** START OF DATA SECTION **
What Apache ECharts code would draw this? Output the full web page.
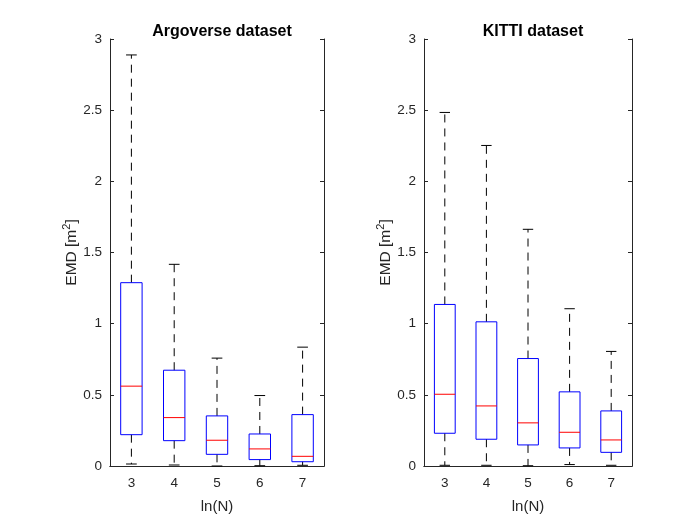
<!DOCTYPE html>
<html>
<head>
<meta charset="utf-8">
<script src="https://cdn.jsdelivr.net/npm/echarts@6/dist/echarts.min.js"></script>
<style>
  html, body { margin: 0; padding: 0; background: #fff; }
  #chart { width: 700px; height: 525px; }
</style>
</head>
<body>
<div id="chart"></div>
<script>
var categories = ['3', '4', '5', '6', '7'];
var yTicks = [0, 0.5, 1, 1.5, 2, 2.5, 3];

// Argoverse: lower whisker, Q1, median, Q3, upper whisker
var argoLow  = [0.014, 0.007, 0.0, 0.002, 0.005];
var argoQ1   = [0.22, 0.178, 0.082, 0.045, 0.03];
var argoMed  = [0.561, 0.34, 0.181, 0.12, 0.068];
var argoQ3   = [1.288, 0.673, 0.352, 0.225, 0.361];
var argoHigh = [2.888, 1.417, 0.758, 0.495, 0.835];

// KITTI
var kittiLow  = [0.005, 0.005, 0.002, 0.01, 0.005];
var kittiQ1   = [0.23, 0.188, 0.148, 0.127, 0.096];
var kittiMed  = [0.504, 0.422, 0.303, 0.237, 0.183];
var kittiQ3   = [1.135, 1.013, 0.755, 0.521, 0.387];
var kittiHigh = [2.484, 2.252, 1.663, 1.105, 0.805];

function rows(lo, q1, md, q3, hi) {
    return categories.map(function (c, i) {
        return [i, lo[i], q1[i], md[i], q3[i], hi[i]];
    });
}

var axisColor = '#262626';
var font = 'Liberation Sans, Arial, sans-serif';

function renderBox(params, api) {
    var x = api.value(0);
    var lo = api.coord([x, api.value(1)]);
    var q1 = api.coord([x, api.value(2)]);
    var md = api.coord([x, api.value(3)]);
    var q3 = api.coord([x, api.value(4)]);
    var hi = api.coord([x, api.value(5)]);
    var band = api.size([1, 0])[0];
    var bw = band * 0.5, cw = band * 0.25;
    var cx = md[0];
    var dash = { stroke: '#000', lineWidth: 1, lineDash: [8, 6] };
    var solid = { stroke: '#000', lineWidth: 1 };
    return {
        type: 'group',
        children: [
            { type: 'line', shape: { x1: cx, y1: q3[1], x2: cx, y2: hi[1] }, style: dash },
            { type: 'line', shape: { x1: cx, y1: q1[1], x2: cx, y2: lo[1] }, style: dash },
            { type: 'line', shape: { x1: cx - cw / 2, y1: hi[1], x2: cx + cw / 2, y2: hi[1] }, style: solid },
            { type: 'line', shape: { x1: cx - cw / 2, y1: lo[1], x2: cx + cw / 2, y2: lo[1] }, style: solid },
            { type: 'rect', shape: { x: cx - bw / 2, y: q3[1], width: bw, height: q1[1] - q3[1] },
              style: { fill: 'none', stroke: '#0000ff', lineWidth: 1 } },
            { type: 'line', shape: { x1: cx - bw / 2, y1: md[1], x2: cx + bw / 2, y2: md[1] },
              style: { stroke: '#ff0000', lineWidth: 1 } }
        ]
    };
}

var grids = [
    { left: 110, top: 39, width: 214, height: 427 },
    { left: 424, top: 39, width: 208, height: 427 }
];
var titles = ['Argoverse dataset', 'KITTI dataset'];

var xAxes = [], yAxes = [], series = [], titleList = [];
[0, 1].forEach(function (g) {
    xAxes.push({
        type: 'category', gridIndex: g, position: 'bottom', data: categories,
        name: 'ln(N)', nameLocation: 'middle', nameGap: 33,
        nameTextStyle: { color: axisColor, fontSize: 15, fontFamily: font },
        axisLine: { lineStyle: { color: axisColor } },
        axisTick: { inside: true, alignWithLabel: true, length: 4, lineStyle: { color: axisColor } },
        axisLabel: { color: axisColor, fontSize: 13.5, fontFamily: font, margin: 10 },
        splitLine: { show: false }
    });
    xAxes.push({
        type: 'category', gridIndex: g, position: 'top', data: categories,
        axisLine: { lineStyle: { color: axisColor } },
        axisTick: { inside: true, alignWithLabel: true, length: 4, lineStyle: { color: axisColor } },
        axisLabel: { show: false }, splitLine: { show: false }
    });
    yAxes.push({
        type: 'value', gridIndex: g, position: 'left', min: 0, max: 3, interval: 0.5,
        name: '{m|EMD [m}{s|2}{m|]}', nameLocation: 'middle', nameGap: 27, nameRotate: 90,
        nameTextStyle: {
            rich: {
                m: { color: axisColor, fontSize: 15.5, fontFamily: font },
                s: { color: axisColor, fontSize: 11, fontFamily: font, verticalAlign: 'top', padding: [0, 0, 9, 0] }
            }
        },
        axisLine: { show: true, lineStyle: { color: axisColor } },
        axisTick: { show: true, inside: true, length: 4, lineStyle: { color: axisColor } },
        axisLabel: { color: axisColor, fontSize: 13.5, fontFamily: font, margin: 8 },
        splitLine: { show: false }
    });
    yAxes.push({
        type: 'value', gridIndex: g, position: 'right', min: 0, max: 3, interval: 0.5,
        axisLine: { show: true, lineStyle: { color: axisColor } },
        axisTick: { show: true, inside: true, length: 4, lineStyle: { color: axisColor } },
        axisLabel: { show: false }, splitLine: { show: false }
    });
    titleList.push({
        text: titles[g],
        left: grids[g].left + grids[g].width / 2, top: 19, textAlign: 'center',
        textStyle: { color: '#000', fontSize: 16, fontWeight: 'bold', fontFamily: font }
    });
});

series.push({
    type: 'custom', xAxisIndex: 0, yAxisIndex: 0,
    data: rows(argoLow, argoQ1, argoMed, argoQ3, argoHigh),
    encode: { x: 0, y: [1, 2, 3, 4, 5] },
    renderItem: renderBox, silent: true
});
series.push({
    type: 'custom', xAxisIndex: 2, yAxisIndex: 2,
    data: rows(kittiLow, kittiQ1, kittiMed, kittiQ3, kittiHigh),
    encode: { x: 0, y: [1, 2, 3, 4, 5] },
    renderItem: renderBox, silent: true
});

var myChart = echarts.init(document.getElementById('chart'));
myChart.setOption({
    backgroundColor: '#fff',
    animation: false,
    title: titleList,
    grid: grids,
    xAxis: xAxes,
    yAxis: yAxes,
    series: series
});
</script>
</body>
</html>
** END OF DATA SECTION **
WHAT YOU NEED TO DO
Restate each line from the start of the listing through the line bearing "var argoHigh = [2.888, 1.417, 0.758, 0.495, 0.835];" word for word. Drop the pictures.

EXERCISE OUTPUT
What Apache ECharts code would draw this? Output the full web page.
<!DOCTYPE html>
<html>
<head>
<meta charset="utf-8">
<script src="https://cdn.jsdelivr.net/npm/echarts@6/dist/echarts.min.js"></script>
<style>
  html, body { margin: 0; padding: 0; background: #fff; }
  #chart { width: 700px; height: 525px; }
</style>
</head>
<body>
<div id="chart"></div>
<script>
var categories = ['3', '4', '5', '6', '7'];
var yTicks = [0, 0.5, 1, 1.5, 2, 2.5, 3];

// Argoverse: lower whisker, Q1, median, Q3, upper whisker
var argoLow  = [0.014, 0.007, 0.0, 0.002, 0.005];
var argoQ1   = [0.22, 0.178, 0.082, 0.045, 0.03];
var argoMed  = [0.561, 0.34, 0.181, 0.12, 0.068];
var argoQ3   = [1.288, 0.673, 0.352, 0.225, 0.361];
var argoHigh = [2.888, 1.417, 0.758, 0.495, 0.835];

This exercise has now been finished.